The overconcentration of financial power isn't even the biggest flaw with the proposed Mega CPP. Even worse, it will take money away from many of those who need it, and give it to those who don't. Advocates of a fat CPP insist that it is needed to keep the elderly out of food banks. In fact, poverty among seniors is remarkably low. Fewer than 5% of those over 65 are below Statistics Canada's low-income cutoff. Thanks to Ottawa's Old Age Security and Guaranteed Income Supplement programs, many seniors actually see their disposable income go up when they retire, says Vettese.

Poverty is a far bigger problem among working-age adults-nearly 10% of them fall below the Statscan line.

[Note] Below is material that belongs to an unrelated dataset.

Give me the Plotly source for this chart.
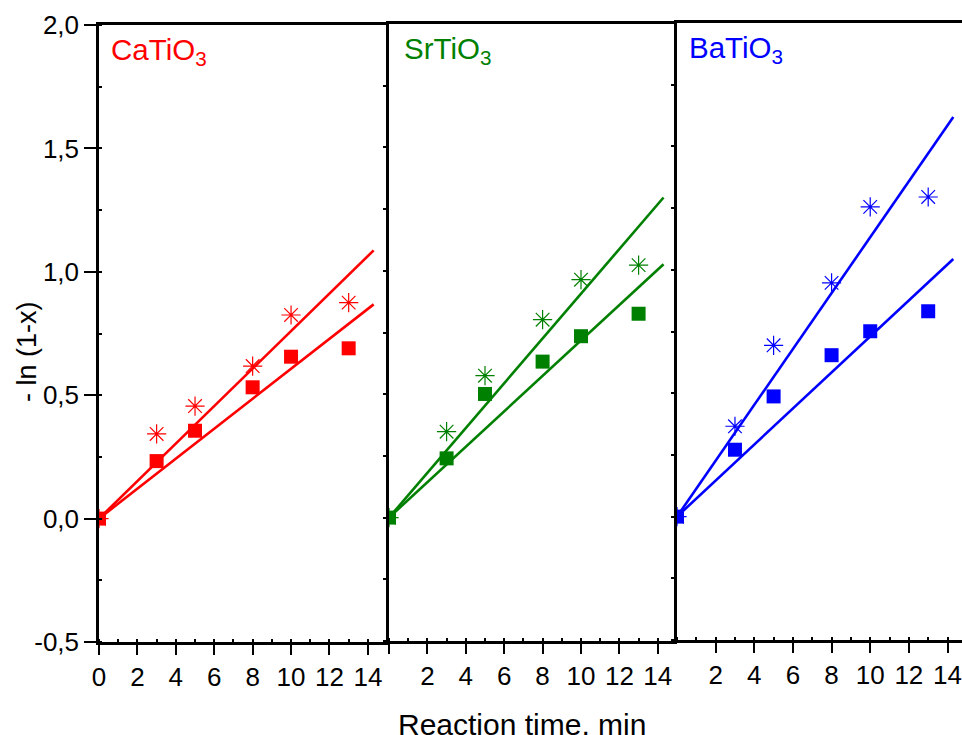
import plotly.graph_objects as go

# Reaction time (min) and -ln(1-x) for the three titanates
time_min = [0, 3, 5, 8, 10, 13]

ca_star = [0.0, 0.343, 0.456, 0.618, 0.825, 0.875]
ca_square = [0.0, 0.233, 0.356, 0.532, 0.656, 0.690]
sr_star = [0.0, 0.348, 0.575, 0.802, 0.964, 1.023]
sr_square = [0.0, 0.240, 0.501, 0.632, 0.735, 0.826]
ba_star = [0.0, 0.366, 0.694, 0.947, 1.255, 1.295]
ba_square = [0.0, 0.271, 0.487, 0.654, 0.751, 0.832]

# Linear fits through the origin: slopes (star series, square series)
ca_slopes = [0.0760, 0.0607]
sr_slopes = [0.0907, 0.0718]
ba_slopes = [0.1132, 0.0730]
fit_x = [0, 14.3]

y_tickvals = [-0.5, 0.0, 0.5, 1.0, 1.5, 2.0]
y_ticktext = ["-0,5", "0,0", "0,5", "1,0", "1,5", "2,0"]

names = ["CaTiO<sub>3</sub>", "SrTiO<sub>3</sub>", "BaTiO<sub>3</sub>"]
colors = ["#FF0000", "#008000", "#0000FF"]
stars = [ca_star, sr_star, ba_star]
squares = [ca_square, sr_square, ba_square]
slopes = [ca_slopes, sr_slopes, ba_slopes]

FONT = "Liberation Sans, Arial, sans-serif"
W, H = 962, 735
ML, MR, MT, MB = 99, 0, 22, 93
pw = W - ML - MR
ph = H - MT - MB
edges_px = [99, 389, 677, 962]
domains = [[(edges_px[i] - ML) / pw, (edges_px[i + 1] - ML) / pw] for i in range(3)]
x_ranges = [[0, 15.1], [0, 15.0], [0, 14.75]]
# each panel sits a pixel higher than the one before it
panel_top_px = [25, 24, 23]
panel_h_px = 617
y_domains = [[(H - MB - (t + panel_h_px)) / ph, (H - MB - t) / ph] for t in panel_top_px]

fig = go.Figure()

for i in range(3):
    xa = "x" if i == 0 else f"x{i + 1}"
    ya = "y" if i == 0 else f"y{i + 1}"
    c = colors[i]
    for s in slopes[i]:
        fig.add_trace(go.Scatter(
            x=fit_x, y=[s * v for v in fit_x], mode="lines",
            line=dict(color=c, width=2.6), xaxis=xa, yaxis=ya, showlegend=False))
    fig.add_trace(go.Scatter(
        x=time_min, y=stars[i], mode="markers",
        marker=dict(symbol="asterisk-open", size=16, color=c,
                    line=dict(color=c, width=1.2)),
        xaxis=xa, yaxis=ya, showlegend=False))
    fig.add_trace(go.Scatter(
        x=time_min, y=squares[i], mode="markers",
        marker=dict(symbol="square", size=14, color=c, line=dict(width=0)),
        xaxis=xa, yaxis=ya, showlegend=False))

    fig.add_annotation(
        x=[0.5, 0.66, 0.52][i], y=1.975, xref=xa, yref=ya,
        text=names[i], showarrow=False, xanchor="left", yanchor="top",
        font=dict(family=FONT, size=29.5, color=c))

tick_font = dict(family=FONT, size=26, color="black")
axis_common = dict(showline=True, linecolor="black", linewidth=2.5,
                   showgrid=False, zeroline=False, tickcolor="black",
                   tickfont=tick_font)

layout = dict()
for i in range(3):
    xkey = "xaxis" if i == 0 else f"xaxis{i + 1}"
    ykey = "yaxis" if i == 0 else f"yaxis{i + 1}"
    xa_anchor = "y" if i == 0 else f"y{i + 1}"
    ya_anchor = "x" if i == 0 else f"x{i + 1}"
    if i == 0:
        tv = list(range(0, 15, 2))
        tt = [str(v) for v in tv]
    elif i == 1:
        tv = list(range(0, 15, 2))
        tt = [""] + [str(v) for v in tv[1:]]
    else:
        tv = list(range(2, 15, 2))
        tt = [str(v) for v in tv]
    layout[xkey] = dict(
        axis_common, domain=domains[i], range=x_ranges[i], anchor=xa_anchor,
        mirror=True, ticks="outside", ticklen=10, tickwidth=2,
        tickmode="array", tickvals=tv, ticktext=tt,
        minor=dict(ticks="inside", ticklen=3, tickwidth=1.5, dtick=1,
                   tick0=1, tickcolor="black", showgrid=False))
    if i == 0:
        layout[ykey] = dict(
            axis_common, domain=y_domains[i], range=[-0.5, 2.0],
            anchor=ya_anchor, mirror=False,
            ticks="outside", ticklen=12, tickwidth=2,
            tickmode="array", tickvals=y_tickvals, ticktext=y_ticktext,
            minor=dict(ticks="inside", ticklen=3, tickwidth=1.5, dtick=0.25,
                       tickcolor="black", showgrid=False))
    else:
        layout[ykey] = dict(
            axis_common, domain=y_domains[i], range=[-0.5, 2.0],
            anchor=ya_anchor, mirror=False,
            ticks="outside", ticklen=3, tickwidth=1.5, dtick=0.25, tick0=0,
            showticklabels=False)

fig.update_layout(**layout)

# Shared axis titles
fig.add_annotation(
    x=(27 - ML) / pw, y=(H - MB - 352) / ph, xref="paper", yref="paper",
    text="- ln (1-x)", textangle=-90, showarrow=False,
    xanchor="center", yanchor="middle",
    font=dict(family=FONT, size=27, color="black"))
fig.add_annotation(
    x=(522 - ML) / pw, y=(H - MB - 706) / ph, xref="paper", yref="paper",
    text="Reaction time, min", showarrow=False, xanchor="center", yanchor="top",
    font=dict(family=FONT, size=30, color="black"))

fig.update_layout(
    width=W, height=H,
    margin=dict(l=ML, r=MR, t=MT, b=MB),
    paper_bgcolor="white", plot_bgcolor="white",
    showlegend=False,
)

fig.write_html("out.html")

Yet most of them would have to pay extra taxes to fund the Mega CPP. That's Layton's anti-Robin Hood scheme in a nutshell: removing money from the pockets of younger workers, business owners and the working poor to give better pensions to everybody, including those who already have a sweet deal at retirement. I can understand why union leaders like this approach. I just can't understand why anyone else thinks it's fair.